The scientific quality of a publication is supposed to be ensured by the peer review, where equally-qualified colleagues anonymously examine the research results submitted to the journal by the authors. However, the final decision lies with the journal's editors, who sometimes drop even the basic scientific and editorials standards. Occasionally, such stories are reported to be false or even fake, such as Hwang's never-cloned human embryos.

However, when confronting misconduct, journals tend to lose all enthusiasm. Retractions, which permanently remove an unreliable or fraudulent study from the annals of science, are prestige-damaging and something journals tend to avoid at all costs.

Beginners' blunder

Just as a bad film can boost its audience with a famous actor, so can a scientifically weak study from a bigwig attract attention from big journals. After the Stap crash, these scientists look like gullible dupes. Yet the authors committed a huge beginners' blunder by portraying their Stap method as simple. It took just some days in the lab for people to start getting suspicious.

That is why many studies refer to complicated, time-consuming and knowhow-demanding methods when their reproducibility in other labs is questioned. Now, even Nature sees no way to avoid retracting Stap.

From talking to other scientists I learned the stem cell community has hardly ever really believed the Stap story. However, even now they do not show any anger or indignation.

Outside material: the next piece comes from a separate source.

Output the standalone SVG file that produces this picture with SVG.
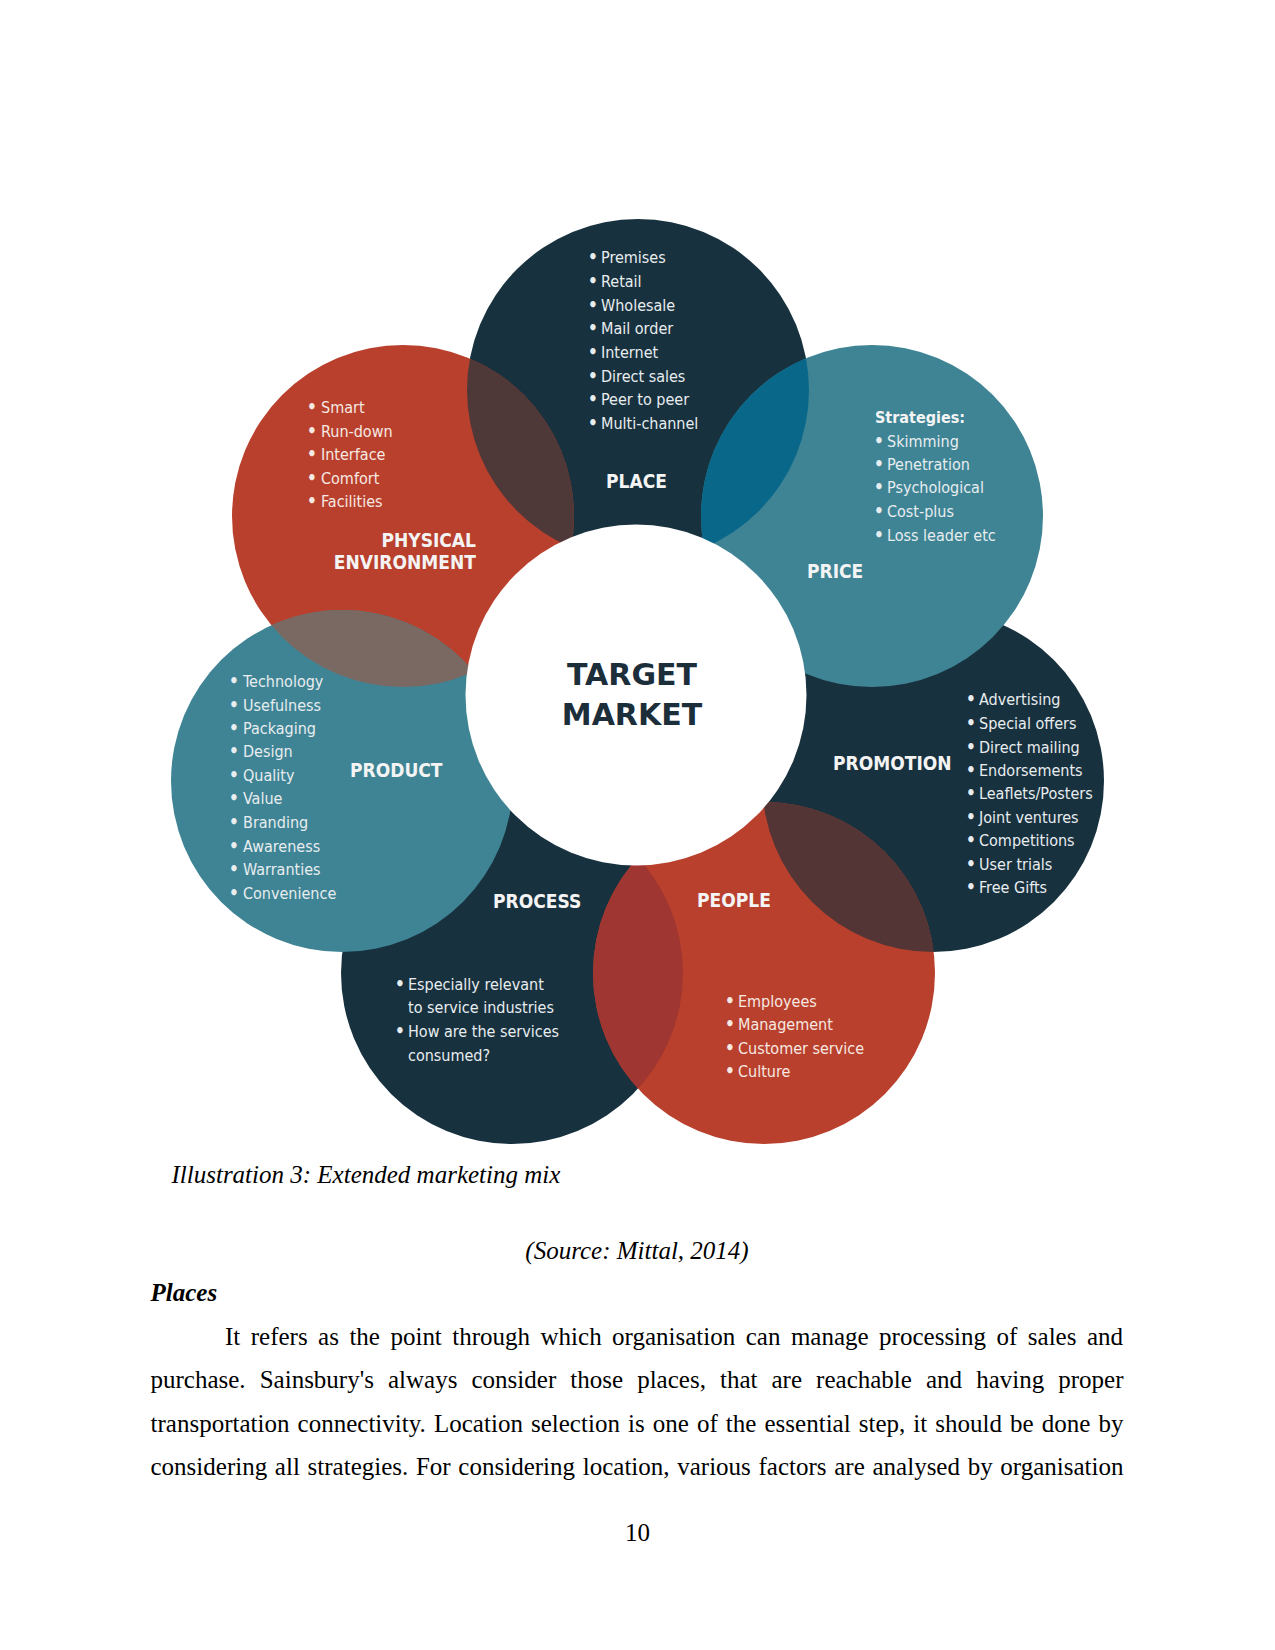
<svg xmlns="http://www.w3.org/2000/svg" width="1275" height="1650" viewBox="0 0 1275 1650">
<style>
.li{font-family:'DejaVu Sans Condensed','DejaVu Sans',sans-serif;font-stretch:condensed;font-size:16px;fill:#e8edf0}
.lr{font-family:'DejaVu Sans Condensed','DejaVu Sans',sans-serif;font-stretch:condensed;font-size:16px;fill:#f6e9e3}
.bu{text-anchor:middle;font-size:17px;font-weight:bold}
.lb{font-family:'DejaVu Sans Condensed','DejaVu Sans',sans-serif;font-stretch:condensed;font-weight:bold;font-size:19px;fill:#f4f4f4}
.sb{font-family:'DejaVu Sans Condensed','DejaVu Sans',sans-serif;font-stretch:condensed;font-weight:bold;font-size:16px;fill:#f4f4f4}
.tm{font-family:'DejaVu Sans',sans-serif;font-weight:bold;font-size:30px;fill:#1d2e3b;text-anchor:middle}
.body{font-family:'Liberation Serif','Times New Roman',serif;font-size:25px;fill:#000}
.navy{fill:#18313e}
.red{fill:#b9402c}
.teal{fill:#3f8494}
</style>
<defs>
<clipPath id="cPlace"><circle cx="638" cy="390" r="171"/></clipPath>
<clipPath id="cPromotion"><circle cx="933" cy="781" r="171"/></clipPath>
<clipPath id="cProcess"><circle cx="512" cy="973" r="171"/></clipPath>
<clipPath id="cPhysical"><circle cx="403" cy="516" r="171"/></clipPath>
</defs>

<g id="promotion">
<circle class="navy" cx="933" cy="781" r="171"/>
<text class="lb" x="833" y="770">PROMOTION</text>
<g class="li">
<text class="bu" x="971" y="705">•</text><text x="979" y="705">Advertising</text>
<text class="bu" x="971" y="729">•</text><text x="979" y="729">Special offers</text>
<text class="bu" x="971" y="753">•</text><text x="979" y="753">Direct mailing</text>
<text class="bu" x="971" y="776">•</text><text x="979" y="776">Endorsements</text>
<text class="bu" x="971" y="799">•</text><text x="979" y="799">Leaflets/Posters</text>
<text class="bu" x="971" y="823">•</text><text x="979" y="823">Joint ventures</text>
<text class="bu" x="971" y="846">•</text><text x="979" y="846">Competitions</text>
<text class="bu" x="971" y="870">•</text><text x="979" y="870">User trials</text>
<text class="bu" x="971" y="893">•</text><text x="979" y="893">Free Gifts</text>
</g>
</g>

<g id="process">
<circle class="navy" cx="512" cy="973" r="171"/>
<text class="lb" x="493" y="908">PROCESS</text>
<g class="li">
<text class="bu" x="400" y="990">•</text><text x="408" y="990">Especially relevant</text>
<text x="408" y="1013">to service industries</text>
<text class="bu" x="400" y="1037">•</text><text x="408" y="1037">How are the services</text>
<text x="408" y="1061">consumed?</text>
</g>
</g>

<g id="place">
<circle class="navy" cx="638" cy="390" r="171"/>
<text class="lb" x="606" y="488">PLACE</text>
<g class="li">
<text class="bu" x="593" y="263">•</text><text x="601" y="263">Premises</text>
<text class="bu" x="593" y="287">•</text><text x="601" y="287">Retail</text>
<text class="bu" x="593" y="311">•</text><text x="601" y="311">Wholesale</text>
<text class="bu" x="593" y="334">•</text><text x="601" y="334">Mail order</text>
<text class="bu" x="593" y="358">•</text><text x="601" y="358">Internet</text>
<text class="bu" x="593" y="382">•</text><text x="601" y="382">Direct sales</text>
<text class="bu" x="593" y="405">•</text><text x="601" y="405">Peer to peer</text>
<text class="bu" x="593" y="429">•</text><text x="601" y="429">Multi-channel</text>
</g>
</g>

<g id="price">
<circle class="teal" cx="872" cy="516" r="171"/>
<text class="sb" x="875" y="423">Strategies:</text>
<g class="li">
<text class="bu" x="879" y="447">•</text><text x="887" y="447">Skimming</text>
<text class="bu" x="879" y="470">•</text><text x="887" y="470">Penetration</text>
<text class="bu" x="879" y="493">•</text><text x="887" y="493">Psychological</text>
<text class="bu" x="879" y="517">•</text><text x="887" y="517">Cost-plus</text>
<text class="bu" x="879" y="541">•</text><text x="887" y="541">Loss leader etc</text>
</g>
<text class="lb" x="807" y="578">PRICE</text>
</g>

<g id="physical-environment">
<circle class="red" cx="403" cy="516" r="171"/>
<g class="lr">
<text class="bu" x="312" y="413">•</text><text x="321" y="413">Smart</text>
<text class="bu" x="312" y="437">•</text><text x="321" y="437">Run-down</text>
<text class="bu" x="312" y="460">•</text><text x="321" y="460">Interface</text>
<text class="bu" x="312" y="484">•</text><text x="321" y="484">Comfort</text>
<text class="bu" x="312" y="507">•</text><text x="321" y="507">Facilities</text>
</g>
<text class="lb" x="476" y="547" text-anchor="end">PHYSICAL</text>
<text class="lb" x="476" y="569" text-anchor="end">ENVIRONMENT</text>
</g>

<g id="product">
<circle class="teal" cx="342" cy="781" r="171"/>
<text class="lb" x="350" y="777">PRODUCT</text>
<g class="li">
<text class="bu" x="234" y="687">•</text><text x="243" y="687">Technology</text>
<text class="bu" x="234" y="711">•</text><text x="243" y="711">Usefulness</text>
<text class="bu" x="234" y="734">•</text><text x="243" y="734">Packaging</text>
<text class="bu" x="234" y="757">•</text><text x="243" y="757">Design</text>
<text class="bu" x="234" y="781">•</text><text x="243" y="781">Quality</text>
<text class="bu" x="234" y="804">•</text><text x="243" y="804">Value</text>
<text class="bu" x="234" y="828">•</text><text x="243" y="828">Branding</text>
<text class="bu" x="234" y="852">•</text><text x="243" y="852">Awareness</text>
<text class="bu" x="234" y="875">•</text><text x="243" y="875">Warranties</text>
<text class="bu" x="234" y="899">•</text><text x="243" y="899">Convenience</text>
</g>
</g>

<g id="people">
<circle class="red" cx="764" cy="973" r="171"/>
<text class="lb" x="697" y="907">PEOPLE</text>
<g class="lr">
<text class="bu" x="730" y="1007">•</text><text x="738" y="1007">Employees</text>
<text class="bu" x="730" y="1030">•</text><text x="738" y="1030">Management</text>
<text class="bu" x="730" y="1054">•</text><text x="738" y="1054">Customer service</text>
<text class="bu" x="730" y="1077">•</text><text x="738" y="1077">Culture</text>
</g>
</g>

<g id="overlaps">
<circle cx="403" cy="516" r="171" fill="#4f3838" clip-path="url(#cPlace)"/>
<circle cx="872" cy="516" r="171" fill="#09688a" clip-path="url(#cPlace)"/>
<circle cx="342" cy="781" r="171" fill="#7a6963" clip-path="url(#cPhysical)"/>
<circle cx="764" cy="973" r="171" fill="#533535" clip-path="url(#cPromotion)"/>
<circle cx="764" cy="973" r="171" fill="#9f3631" clip-path="url(#cProcess)"/>
</g>

<g id="connectors"></g>

<g id="target-market">
<circle cx="636" cy="695" r="170.5" fill="#ffffff"/>
<text class="tm" x="632" y="685">TARGET</text>
<text class="tm" x="632" y="725">MARKET</text>
</g>

<g id="page-text" class="body">
<text x="171.5" y="1183" font-style="italic">Illustration 3: Extended marketing mix</text>
<text x="637" y="1259" font-style="italic" text-anchor="middle">(Source: Mittal, 2014)</text>
<text x="150.5" y="1301" font-style="italic" font-weight="bold">Places</text>
<text x="225" y="1345" word-spacing="4.2" textLength="898" lengthAdjust="spacing">It refers as the point through which organisation can manage processing of sales and</text>
<text x="150.5" y="1388" word-spacing="7.8" textLength="973" lengthAdjust="spacing">purchase. Sainsbury's always consider those places, that are reachable and having proper</text>
<text x="150.5" y="1431.5" word-spacing="1.8" textLength="973" lengthAdjust="spacing">transportation connectivity. Location selection is one of the essential step, it should be done by</text>
<text x="150.5" y="1474.5" word-spacing="1.4" textLength="973" lengthAdjust="spacing">considering all strategies. For considering location, various factors are analysed by organisation</text>
<text x="637.5" y="1541" text-anchor="middle">10</text>
</g>
</svg>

Researchers have become accustomed and indifferent to results in top-tier journals that can't be reproduced. The only thing that counts is to have published. In this respect, Stap was almost a success for its authors. If they could have resisted retraction for a couple of years, the storm would have blown over.

In one sense, the closed system of research works quite well for the purpose of enabling those who publish in prestigious journals to get funded.

Getting caught on suspicious data or retraction is bad, but there are enough examples that even this is not the career death one might expect.